I like this dark red thing goin' on. It suits me for right now. Just to warn you though, don't get too attached, because I find that I'm already missing the brown. Stay tuned...

On a much more personal note: I'm feeling some discomfort in my bowels right now. TMI?

Moving on....

Today is my day off from work (w00t) and I'm just not sure what to do with it. I was going to do something responsible, like clean my bathroom or wash dishes, but upon further reflection I decided against it. I could visit the library, now that my To-Read list has been revamped. I'd also like to wander some gaming shops and see if I can find any cheap/used/both games for my Gamecube. I have some extra money and I'm feeling reckless today (which means i will be heaped upon with regret and guilt by tonight). Or I could do something really wild and crazy - I could draw!

*jaw drop*

I know. So unexpected.

I had intended for this summer break to be the ultimate opportunity for me to grow and develop in my artistic abilities. This was to be a time for experimentation, with no limitations. A time of endless creation and discovery.
Here's what I have found:
I'm completely lost and unmotivated without some kind of organized assignment.

FAIL!!!!

I used to be able to find inspiration for all kinds of drawings from my imagination. And I still could. But it's a small and rather limited well to draw from. (double meaning guys: "draw" as in, drawing water from a well, or drawing on paper with pencil. woah...i'm so deep *sarcasm*) I progress at a much faster rate with some sort of teacher to guide my efforts. Which...I suppose, if you think about it...is a teacher's purpose.

Now that the "As I Fall Asleep..." picture is done, I have nothing waiting for me to be worked on, to be polished, to be finished. I just have piles of paper and conte crayons and charcoal and pencils, all of it, waiting for me to start something.

I'm gonna have to just start something. Doesn't matter what. If it sucks, if it's awesome, it doesn't matter. I'm not creating it to sell it or to show it off to people or even to gloat over it in my own private sphere. It's a learning process. That's the purpose. To try, to fail, to learn, to succeed.

Kind of like Life.

...so deep, guys. You don't even know....

10 June 2010

sweating Myself Into A state Of ennui

The A/C isn't working in my apartment. It was working on Friday, but then I turned it off on Saturday and just opened some windows. It hasn't blown cold air since I turned it on again on Sunday (i never should have turned it off. serves me right for trying to be thrifty, save energy, and help the planet - won't make that mistake again). I can hear it blowing, but the air coming out is not nearly cold enough to make any difference in the temperature of the apartment.

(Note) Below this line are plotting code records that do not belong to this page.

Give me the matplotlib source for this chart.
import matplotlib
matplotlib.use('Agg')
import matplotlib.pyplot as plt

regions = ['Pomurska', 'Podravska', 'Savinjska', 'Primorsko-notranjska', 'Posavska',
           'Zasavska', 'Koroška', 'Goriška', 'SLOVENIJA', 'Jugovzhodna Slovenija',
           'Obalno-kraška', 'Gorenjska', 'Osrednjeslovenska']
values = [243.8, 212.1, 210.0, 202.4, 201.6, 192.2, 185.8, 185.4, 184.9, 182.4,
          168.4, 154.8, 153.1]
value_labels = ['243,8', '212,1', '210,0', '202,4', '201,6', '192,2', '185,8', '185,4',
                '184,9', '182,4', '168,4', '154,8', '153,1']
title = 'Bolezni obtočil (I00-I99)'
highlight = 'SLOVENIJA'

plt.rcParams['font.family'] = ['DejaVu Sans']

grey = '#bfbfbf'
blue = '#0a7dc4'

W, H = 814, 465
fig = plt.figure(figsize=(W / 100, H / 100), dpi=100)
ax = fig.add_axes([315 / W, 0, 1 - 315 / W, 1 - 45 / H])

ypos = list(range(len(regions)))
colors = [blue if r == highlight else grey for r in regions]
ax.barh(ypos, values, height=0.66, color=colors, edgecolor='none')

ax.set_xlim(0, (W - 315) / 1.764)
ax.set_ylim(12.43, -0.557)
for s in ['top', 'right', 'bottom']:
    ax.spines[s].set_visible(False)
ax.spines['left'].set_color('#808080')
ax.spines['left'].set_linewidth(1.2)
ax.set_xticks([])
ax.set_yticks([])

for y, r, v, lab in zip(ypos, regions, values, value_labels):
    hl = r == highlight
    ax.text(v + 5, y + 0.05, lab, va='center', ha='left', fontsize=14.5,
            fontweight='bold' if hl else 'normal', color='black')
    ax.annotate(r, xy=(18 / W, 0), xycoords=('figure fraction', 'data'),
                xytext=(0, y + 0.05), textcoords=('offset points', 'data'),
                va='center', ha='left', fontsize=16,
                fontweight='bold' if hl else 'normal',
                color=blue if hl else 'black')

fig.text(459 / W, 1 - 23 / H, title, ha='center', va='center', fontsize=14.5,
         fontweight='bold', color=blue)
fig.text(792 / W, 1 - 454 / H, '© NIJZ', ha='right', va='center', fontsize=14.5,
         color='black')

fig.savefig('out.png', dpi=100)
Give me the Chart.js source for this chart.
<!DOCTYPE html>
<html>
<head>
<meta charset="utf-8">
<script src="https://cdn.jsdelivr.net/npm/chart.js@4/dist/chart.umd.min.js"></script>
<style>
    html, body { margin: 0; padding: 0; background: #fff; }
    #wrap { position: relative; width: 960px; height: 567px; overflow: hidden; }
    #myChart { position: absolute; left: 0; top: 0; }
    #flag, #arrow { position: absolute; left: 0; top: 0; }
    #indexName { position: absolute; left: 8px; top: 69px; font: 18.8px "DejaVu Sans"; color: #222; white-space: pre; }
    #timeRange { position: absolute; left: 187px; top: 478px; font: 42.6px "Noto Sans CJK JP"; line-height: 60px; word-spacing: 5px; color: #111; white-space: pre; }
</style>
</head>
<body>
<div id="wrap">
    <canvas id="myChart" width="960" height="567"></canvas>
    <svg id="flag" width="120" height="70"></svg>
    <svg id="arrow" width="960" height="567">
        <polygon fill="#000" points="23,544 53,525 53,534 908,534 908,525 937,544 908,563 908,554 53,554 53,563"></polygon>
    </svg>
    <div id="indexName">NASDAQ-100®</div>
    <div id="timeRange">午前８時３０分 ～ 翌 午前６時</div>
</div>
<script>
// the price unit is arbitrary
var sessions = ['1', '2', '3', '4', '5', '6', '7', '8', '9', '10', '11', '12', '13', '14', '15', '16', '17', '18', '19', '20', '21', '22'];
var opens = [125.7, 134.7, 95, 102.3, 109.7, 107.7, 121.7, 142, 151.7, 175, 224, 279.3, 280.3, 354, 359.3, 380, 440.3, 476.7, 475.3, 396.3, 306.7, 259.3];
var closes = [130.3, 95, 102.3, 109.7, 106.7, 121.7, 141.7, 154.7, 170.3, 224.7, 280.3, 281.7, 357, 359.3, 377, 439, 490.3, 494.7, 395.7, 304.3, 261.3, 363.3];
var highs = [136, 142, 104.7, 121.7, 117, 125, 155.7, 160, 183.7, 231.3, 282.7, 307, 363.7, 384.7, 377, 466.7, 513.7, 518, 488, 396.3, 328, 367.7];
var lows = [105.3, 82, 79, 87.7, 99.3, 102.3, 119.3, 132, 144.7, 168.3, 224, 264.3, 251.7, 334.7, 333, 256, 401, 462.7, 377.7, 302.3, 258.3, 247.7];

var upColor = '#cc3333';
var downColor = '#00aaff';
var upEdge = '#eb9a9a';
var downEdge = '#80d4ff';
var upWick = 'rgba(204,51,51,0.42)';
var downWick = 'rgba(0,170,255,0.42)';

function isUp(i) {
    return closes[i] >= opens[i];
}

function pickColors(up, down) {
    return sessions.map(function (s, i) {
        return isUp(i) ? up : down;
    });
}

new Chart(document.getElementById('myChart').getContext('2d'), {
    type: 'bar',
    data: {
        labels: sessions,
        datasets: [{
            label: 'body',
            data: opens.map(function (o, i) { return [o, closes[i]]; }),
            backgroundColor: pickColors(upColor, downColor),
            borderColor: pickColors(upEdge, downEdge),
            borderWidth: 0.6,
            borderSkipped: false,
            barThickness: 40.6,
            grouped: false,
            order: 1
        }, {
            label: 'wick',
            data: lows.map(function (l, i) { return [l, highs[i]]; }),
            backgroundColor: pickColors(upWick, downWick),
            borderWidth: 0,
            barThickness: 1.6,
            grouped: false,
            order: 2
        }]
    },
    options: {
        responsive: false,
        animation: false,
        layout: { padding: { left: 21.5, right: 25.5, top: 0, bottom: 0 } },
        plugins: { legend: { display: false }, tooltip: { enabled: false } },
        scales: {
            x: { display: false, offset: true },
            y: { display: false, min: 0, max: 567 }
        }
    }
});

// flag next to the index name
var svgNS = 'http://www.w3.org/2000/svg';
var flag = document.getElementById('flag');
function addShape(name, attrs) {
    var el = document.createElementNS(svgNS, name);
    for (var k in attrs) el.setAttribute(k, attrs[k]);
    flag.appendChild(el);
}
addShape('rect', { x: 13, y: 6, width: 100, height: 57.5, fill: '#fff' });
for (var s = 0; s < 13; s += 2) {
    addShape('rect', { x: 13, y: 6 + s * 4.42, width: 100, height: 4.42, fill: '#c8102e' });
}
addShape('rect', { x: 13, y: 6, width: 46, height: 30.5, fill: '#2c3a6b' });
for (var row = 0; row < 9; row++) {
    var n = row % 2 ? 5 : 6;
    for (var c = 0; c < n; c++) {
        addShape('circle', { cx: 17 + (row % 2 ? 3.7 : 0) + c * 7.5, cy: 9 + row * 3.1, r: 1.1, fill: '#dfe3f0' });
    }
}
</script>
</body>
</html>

I complained to management. Apparently a lot of units are having the same problem. They said they'd work on it. I visited my family for a couple of days, thinking that when I got back the A/C would be fixed.
Nope.
So now I'm sitting here in my skivvies (that is a funny word. almost as funny as "flibbertigibbet" or "tomfoolery") thinking about excuses I have to wander throughout various air conditioned buildings around town rather than sit and sweat in my living room. Except the heat is making me drowsy, so I'm going to have to make my move soon before my motivation to get dressed slips away into lethargy.

I've been staring at this screen for half an hour now, just repeating the same thoughts to myself in different phrases and patterns. I'd love to go back to my bed and read. But there are things to do, and air conditioned environments I could be in. Just gotta get myself there.

A cold shower will wake me up. I'll just start at a cold shower and move on from there.

05 June 2010

this Is how i Choose To spend my Saturday

Hubby left for Scout Camp today.

*sad mope*

I said goodbye to him this morning before I left for work. He was still in bed and sleepy, nonetheless it was a sweet goodbye. It's just been in this last week that I have fully realized how much I'm going to miss him while he's gone.

We said goodbye, and then I left for work. All this time I had imagined that he would be the one leaving me, and this morning it was just the opposite. It felt strange.

I'm working a 14 hour shift today. Normally I would only work 7 hours on a Saturday. However, I would rather be making money today than moping around an empty apartment for hours on end.

If I were at the apartment I'd have to deal with his absence. And the dishes.

I really don't feel like doing dishes.